Based on all that is happening, I *think I understand why they are doing it.4 But I think they are missing the plot: it’s not about serving me the “right” memes and headlines at all. For me, it’s about consent—about how I experience the media being pushed at me. I want the news. I want to hear all sides. I don’t want to be ambushed by graphic imagery in the process. That’s the customization I’m looking for.
These platforms (Substack included) roll out features “for us” while actually gaslighting us:
THIS will help you grow.
THIS will reach new audiences.
THIS will connect you with your people.
THIS!!!
And I’m the guiltiest—falling for it, gaslighting myself with the same script: THIS is what I have to do if I’m going to survive online. Meanwhile, my nervous system fries.
Then the mental gymnastics kick in: I don’t want to be on this thing / I have no choice but to be on this thing.
The cognitive dissonance is as real as the brain rot.
Oddly, what this all makes me want to do is retreat to talking bras, lingerie and sex toys. Maybe I’m nostalgic for when teaching women their bra size felt meaningful and selling sex toys felt exciting.5 Standing in the dressing rooms of my lingerie store, listening to women share what was happening in their personal lives and how they were moving through it was, in some ways, a simpler time for me.

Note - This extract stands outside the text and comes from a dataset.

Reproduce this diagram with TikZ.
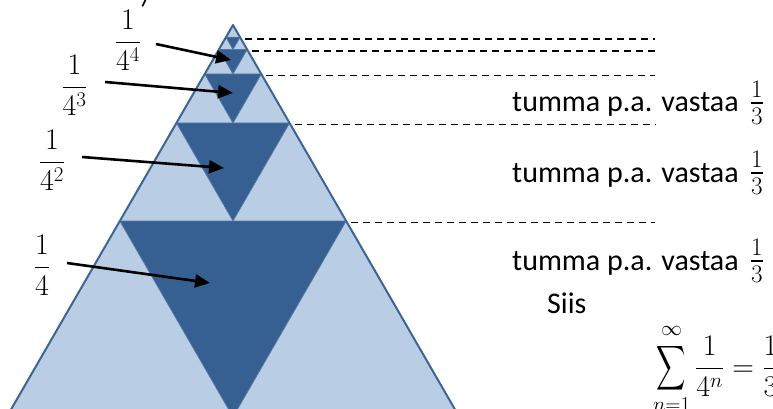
\RequirePackage{fix-cm}
\documentclass[tikz,border=0pt]{standalone}
\usepackage{amsmath}
\usepackage{graphicx}
\usepackage[no-math]{fontspec}
\setmainfont{Carlito}
\usetikzlibrary{arrows.meta,calc}

\definecolor{lightfill}{HTML}{B9CDE5}
\definecolor{darkfill}{HTML}{376092}
\definecolor{edgeblue}{HTML}{3D6594}
\definecolor{inneredge}{HTML}{5679A6}

% a taller summation sign
\newcommand{\bigsum}{\mathop{\vcenter{\hbox{\scalebox{0.82}[1.25]{$\displaystyle\sum$}}}}\limits}
% the fraction at the end of each row
\newcommand{\third}{\kern11pt\scalebox{1.2}{$\frac{1}{3}$}}

\begin{document}
\begin{tikzpicture}[x=1pt,y=-1pt,
  outline/.style={draw=edgeblue,line width=2pt,line join=round},
  darktri/.style={fill=darkfill,draw=inneredge,line width=0.7pt,line join=round},
  levelline/.style={draw=black,line width=1.8pt,dash pattern=on 7pt off 5pt},
  pointer/.style={draw=black,line width=2.6pt,-{Triangle[length=15pt,width=13pt]}},
  fraclabel/.style={anchor=base,inner sep=0pt,font=\fontsize{30}{36}\selectfont},
  rowtext/.style={anchor=base west,inner sep=0pt,font=\fontsize{30}{36}\selectfont},
]
\useasboundingbox (0,0) rectangle (773,409);
\clip (0,0) rectangle (773,409);

% the big triangle: apex, height and base corners
\def\trih{392}
\coordinate (apex) at (233,25);
\coordinate (bl) at ({233-\trih/sqrt(3)},{25+\trih});
\coordinate (br) at ({233+\trih/sqrt(3)},{25+\trih});
\coordinate (dashend) at (655,0);

\fill[lightfill] (apex) -- (bl) -- (br) -- cycle;

% the dark middle triangles, each one inside the top corner of the previous level
\foreach \k in {1,...,5}{
  \pgfmathsetmacro{\ym}{25+\trih/2^\k}
  \pgfmathsetmacro{\hw}{\trih/sqrt(3)/2^\k}
  \pgfmathsetmacro{\yv}{25+\trih/2^(\k-1)}
  \coordinate (dl\k) at ({233-\hw},\ym);
  \coordinate (dr\k) at ({233+\hw},\ym);
  \coordinate (dv\k) at (233,\yv);
  \path[darktri] (dl\k) -- (dr\k) -- (dv\k) -- cycle;
}

\path[outline] (apex) -- (bl) -- (br) -- cycle;

% level lines to the right
\foreach \k in {1,...,5}{
  \draw[levelline] ($(dr\k)+(5,1.5)$) -- ($(dr\k -| dashend)+(0,1.5)$);
}

% fraction labels
\node[fraclabel] (f1) at (42,274.5) {$\dfrac{1}{4}$};
\node[fraclabel] (f2) at (52,169.5) {$\dfrac{1}{4^2}$};
\node[fraclabel] (f3) at (74.5,94.5) {$\dfrac{1}{4^3}$};
\node[fraclabel] (f4) at (128,49.5) {$\dfrac{1}{4^4}$};
\draw[line width=1.6pt,line cap=round] (145.5,0) -- (142.5,6);

% arrows from the labels into the dark triangles
\coordinate (t1) at (67,263);   \coordinate (h1) at (210,283);
\coordinate (t2) at (82,157);   \coordinate (h2) at (224,168);
\coordinate (t3) at (105,82);   \coordinate (h3) at (233,93);
\coordinate (t4) at (156,44);   \coordinate (h4) at (231,60);
\foreach \k in {1,...,4}{
  \draw[pointer] (t\k) -- (h\k);
}

% text on the right
\node[rowtext] (r1) at (512,112) {tumma p.a. vastaa\third};
\node[rowtext] (r2) at (512,182) {tumma p.a. vastaa\third};
\node[rowtext] (r3) at (512,270) {tumma p.a. vastaa\third};
\node[rowtext] (siis) at (547,313) {Siis};
\node[anchor=base west,inner sep=0pt,font=\fontsize{30}{36}\selectfont] (sum)
  at (653,376) {$\displaystyle\bigsum_{n=1}^{\raisebox{3pt}{$\scriptstyle\infty$}}\frac{1}{4^n}=\frac{1}{3}$};
\end{tikzpicture}
\end{document}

When the girlies talk about yearning, this is what I think of. Not a man calling me ‘good girl’, not packing up my life and moving to Paris. I yearn for activities that connect me with people in real life.6 I want conversations that unfold in person, not in the comments. I want to feel the human exchange, not their curated feed.
Because what I miss isn’t just lingerie or toys. It’s the sense of intimacy, the kind that happens when you show up in a room with someone else, when you laugh together, confess together, and walk out feeling a little more alive. That’s the connection I long for. That’s what pulls me out of the racket that pretends the internet is the only place we learn, stay current, or grow.
I remember in 2020 deciding to stay offline around the election. 7I had the sneaking suspicion that when the results were announced, they would find me anyway. I didn’t need the platform to tell me what was happening. And I wasn’t wrong! Walking across the ‘pedestrian bridge’ one day, horns and flags and shouting told me everything I needed to know.
Somewhere along the line, I lost trust that what I need to know will find me, and that what I put into the world will find the people who need it. That in the in-between, I can just be.
Because the algorithm of the Universe never fails.
Okay, these two episodes were the tits and I’m sure there are other but everyone should listen to the them before giving their hot takes: Fresh Take on NPR Elizabeth Gilbert opens up about sex, drugs and codependency in a new memoir and Rich Roll w/ Liz Gilbert: Beyond Eat Pray Love- The Raw Truth About Addiction, CoDependency & The Awakening That Saved Her Life
As if addiction cares about your zip code or tax bracket. Listen above for a better understanding and education around the deep stigma surrounding sex and love addiction.
Who am I kidding? They’re distracting us with the rhetoric of “giving us control” while, behind the scenes, they’re the ones doing the controlling.
Also not new but happened last week when I removed myself from the internet and went to Top Drawer in Houston. I recorded a video —a vlog??— that I have yet to post because the internal debate of ‘is this okay to say right now’ continues, but I did make this tiny REEL. The store is gorg and if you haven’t been, you need to go! And frankly, I still got it when it comes to picking out bras!
I’ve taken to this crazy new action that is smiling and saying hello to people in public. Absolutely unnerving to my introvert inside but actually rewarding in other ways!
IMO, that year marks the beginning of the internet hell-scape we find ourselves in today.